GIVEN DATA:
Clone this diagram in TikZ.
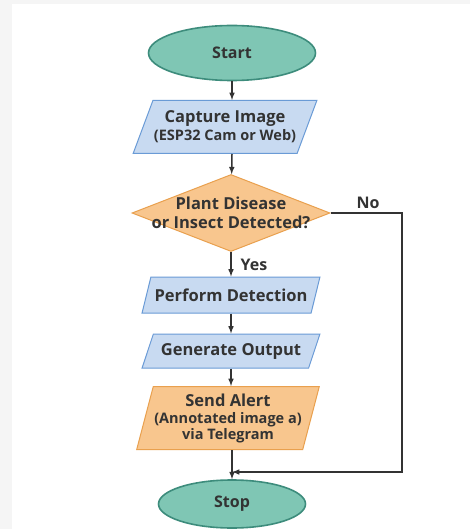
\documentclass[tikz,border=0pt]{standalone}
\usepackage{fontspec}
\setmainfont{Open Sans}
\usetikzlibrary{shapes.geometric}
\definecolor{tealfill}{HTML}{7FC6B4}
\definecolor{tealline}{HTML}{3D8C7C}
\definecolor{bluefill}{HTML}{C8DAF1}
\definecolor{blueline}{HTML}{6A9BD6}
\definecolor{orangefill}{HTML}{F8C68E}
\definecolor{orangeline}{HTML}{E9A04E}
\definecolor{inkgray}{HTML}{333333}
\newcommand{\subline}[1]{{\fontsize{14.5}{17}\selectfont #1}}
\tikzset{
  terminal/.style={ellipse, draw=tealline, fill=tealfill, line width=1.6pt, text=inkgray, font=\fontsize{16}{19}\selectfont\bfseries},
  iobox/.style={trapezium, trapezium left angle=60, trapezium right angle=120, trapezium stretches=true,
    draw=blueline, fill=bluefill, line width=1pt, text=inkgray, align=center, inner sep=1pt, font=\fontsize{16.5}{19}\selectfont\bfseries},
  decision/.style={diamond, draw=orangeline, fill=orangefill, line width=1pt, text=inkgray, align=center,
    inner sep=0pt, font=\fontsize{16.5}{20}\selectfont\bfseries},
  flowline/.style={draw=inkgray, line width=1.5pt},
  tag/.style={text=inkgray, font=\fontsize{16}{19}\selectfont\bfseries}
}
\begin{document}
\begin{tikzpicture}[x=1pt,y=1pt,>=latex]

\fill[white!96!black] (0,0) rectangle (470,-529);
\fill[white] (12,-4) rectangle (470,-529);
\useasboundingbox (0,0) rectangle (470,-529);

\node[terminal, minimum width=167pt, minimum height=55pt] (start) at (232,-53) {Start};
\node[iobox, minimum width=182pt, minimum height=53pt] (capture) at (225,-127) {Capture Image\\[-1pt]\subline{(ESP32 Cam or Web)}};
\node[decision, minimum width=198pt, minimum height=77pt] (check) at (231,-213) {\makebox[0pt]{Plant Disease}\\[-1pt]\makebox[0pt]{or Insect Detected?}};
\node[iobox, minimum width=178pt, minimum height=36pt] (detect) at (231,-295) {Perform Detection};
\node[iobox, minimum width=178pt, minimum height=34pt] (output) at (231,-351) {Generate Output};
\node[iobox, draw=orangeline, fill=orangefill, minimum width=181pt, minimum height=63pt, trapezium left angle=72, trapezium right angle=108] (alert) at (228,-418) {Send Alert\\[-2pt]\subline{(Annotated image a)}\\[-3pt]\subline{via Telegram}};
\node[terminal, minimum width=147pt, minimum height=48pt] (stop) at (232,-504) {Stop};

\coordinate (c1) at (402,-213);
\coordinate (c2) at (402,-472);
\coordinate (c3) at (232,-472);

\draw [flowline,->] (start) -- (capture.north -| start);
\draw [flowline,->] (capture.south -| start) -- (check);
\draw [flowline,->] (check) -- (detect.north -| check);
\draw [flowline,->] (detect.south -| check) -- (output.north -| check);
\draw [flowline,->] (output.south -| check) -- (alert.north -| check);
\draw [flowline,->] (alert.south -| stop) -- (stop);
\draw [flowline,->] (check.east) -- (c1) -- (c2) -- (c3);

\node[tag] (yes) at (254,-265) {Yes};
\node[tag] (no) at (368,-203) {No};
\end{tikzpicture}
\end{document}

PROMPT:
Repeat exactly and only the lines from the start of the data above through the line that holds "(c3) at (232,-472);", inclusive. Pictures do not belong in the copy.

RESPONSE TO THE EXERCISE:
Clone this diagram in TikZ.
\documentclass[tikz,border=0pt]{standalone}
\usepackage{fontspec}
\setmainfont{Open Sans}
\usetikzlibrary{shapes.geometric}
\definecolor{tealfill}{HTML}{7FC6B4}
\definecolor{tealline}{HTML}{3D8C7C}
\definecolor{bluefill}{HTML}{C8DAF1}
\definecolor{blueline}{HTML}{6A9BD6}
\definecolor{orangefill}{HTML}{F8C68E}
\definecolor{orangeline}{HTML}{E9A04E}
\definecolor{inkgray}{HTML}{333333}
\newcommand{\subline}[1]{{\fontsize{14.5}{17}\selectfont #1}}
\tikzset{
  terminal/.style={ellipse, draw=tealline, fill=tealfill, line width=1.6pt, text=inkgray, font=\fontsize{16}{19}\selectfont\bfseries},
  iobox/.style={trapezium, trapezium left angle=60, trapezium right angle=120, trapezium stretches=true,
    draw=blueline, fill=bluefill, line width=1pt, text=inkgray, align=center, inner sep=1pt, font=\fontsize{16.5}{19}\selectfont\bfseries},
  decision/.style={diamond, draw=orangeline, fill=orangefill, line width=1pt, text=inkgray, align=center,
    inner sep=0pt, font=\fontsize{16.5}{20}\selectfont\bfseries},
  flowline/.style={draw=inkgray, line width=1.5pt},
  tag/.style={text=inkgray, font=\fontsize{16}{19}\selectfont\bfseries}
}
\begin{document}
\begin{tikzpicture}[x=1pt,y=1pt,>=latex]

\fill[white!96!black] (0,0) rectangle (470,-529);
\fill[white] (12,-4) rectangle (470,-529);
\useasboundingbox (0,0) rectangle (470,-529);

\node[terminal, minimum width=167pt, minimum height=55pt] (start) at (232,-53) {Start};
\node[iobox, minimum width=182pt, minimum height=53pt] (capture) at (225,-127) {Capture Image\\[-1pt]\subline{(ESP32 Cam or Web)}};
\node[decision, minimum width=198pt, minimum height=77pt] (check) at (231,-213) {\makebox[0pt]{Plant Disease}\\[-1pt]\makebox[0pt]{or Insect Detected?}};
\node[iobox, minimum width=178pt, minimum height=36pt] (detect) at (231,-295) {Perform Detection};
\node[iobox, minimum width=178pt, minimum height=34pt] (output) at (231,-351) {Generate Output};
\node[iobox, draw=orangeline, fill=orangefill, minimum width=181pt, minimum height=63pt, trapezium left angle=72, trapezium right angle=108] (alert) at (228,-418) {Send Alert\\[-2pt]\subline{(Annotated image a)}\\[-3pt]\subline{via Telegram}};
\node[terminal, minimum width=147pt, minimum height=48pt] (stop) at (232,-504) {Stop};

\coordinate (c1) at (402,-213);
\coordinate (c2) at (402,-472);
\coordinate (c3) at (232,-472);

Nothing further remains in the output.